- Reign: 2019- present
- Coronation: April 2019
- Predecessor: Etsu Ibrahim Umaru Chatta
- Born: 8 February 1982 (age 44) Pategi, Kwara State

Names
- Umar Ibrahim Bologi
- House: Bologi
- Father: Ibrahim Umaru Chatta
- Religion: Sunni Islam
- Occupation: Ex Nigerian customs service officer, traditional ruler

= Umar Bologi II =

Umar Bologi (born 8 February 1982) is the 7th Etsu Pategi, traditional ruler of Pategi Emirate succeeded late Etsu Alhaji Ibrahim Umaru Chatta and was appointed in April, 2019 by Governor Abdulfatah Ahmed.

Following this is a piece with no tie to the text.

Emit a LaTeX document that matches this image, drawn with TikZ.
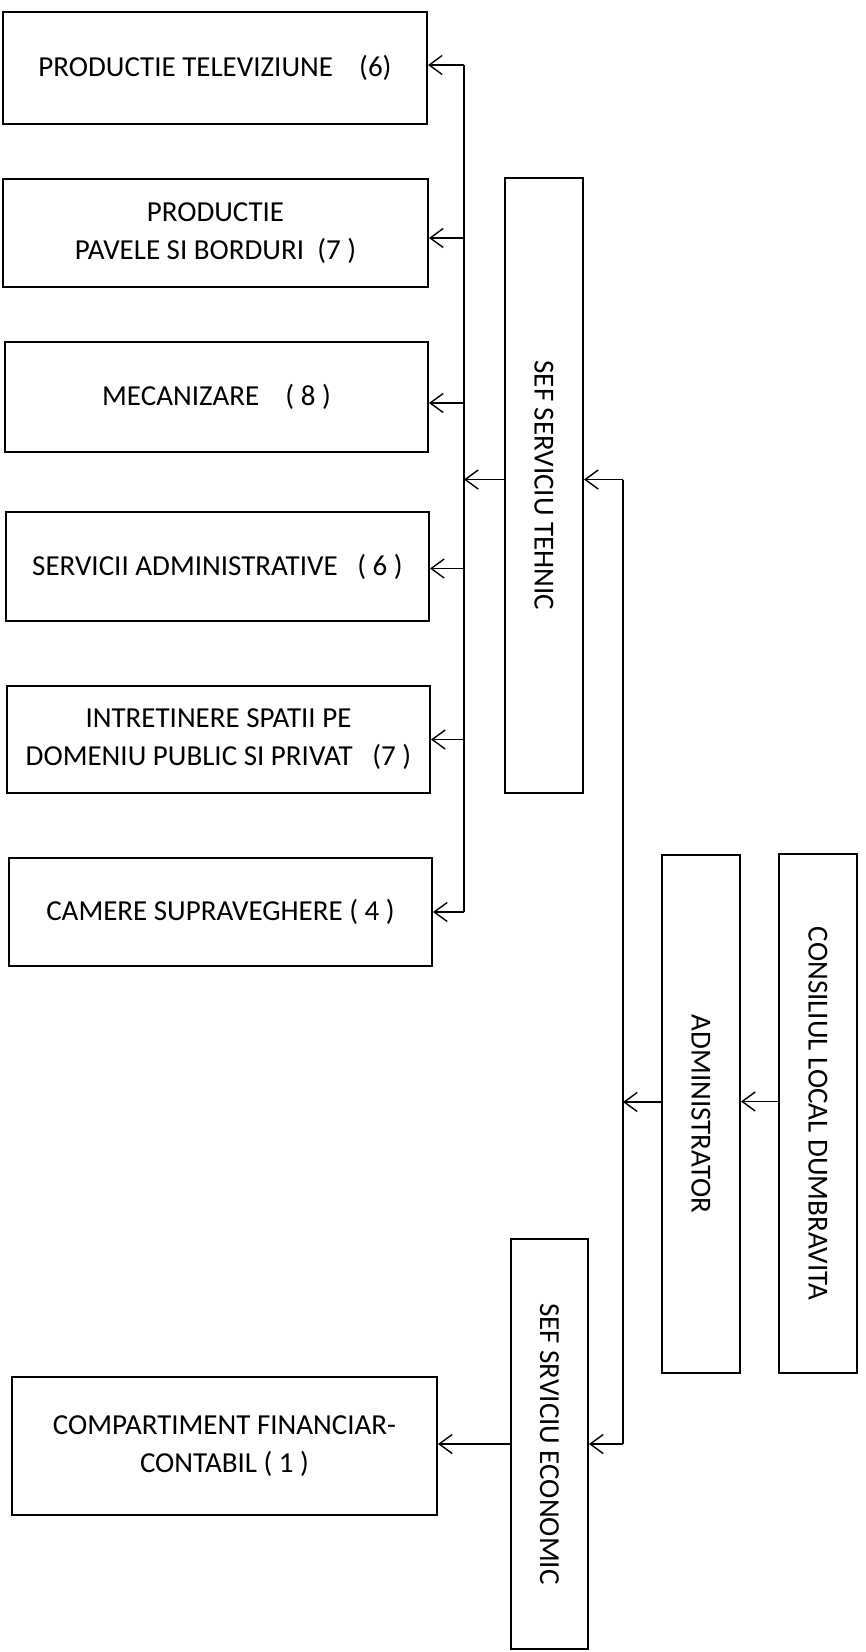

== Education and career ==
Born into royal house of Pategi Emirate. He had his B.Sc. in Public Administration at University of Abuja graduating 2005 and in 2006 he had a Diploma of Computer Hardware and networking. He joined the Nigerian Customs Service in 2010 after a Basic Certificate of Training Course, as an Administrative Officer, he was post to Kwara State Liaison Officer and Kaduna in 2011 he was also Communication Officer, Pipeline & Product Marketing Company, Kaduna in 2007 and information Protocol Officer, National Sugar Development Council Abuja 2013, as an assistant Superintendent he was duty general officer I in 2019 which is the last post held at the customs service, before then on 16 April 2019 he was appointed as Etsu Patigi traditional ruler of Pategi Emirate and as the first class chief.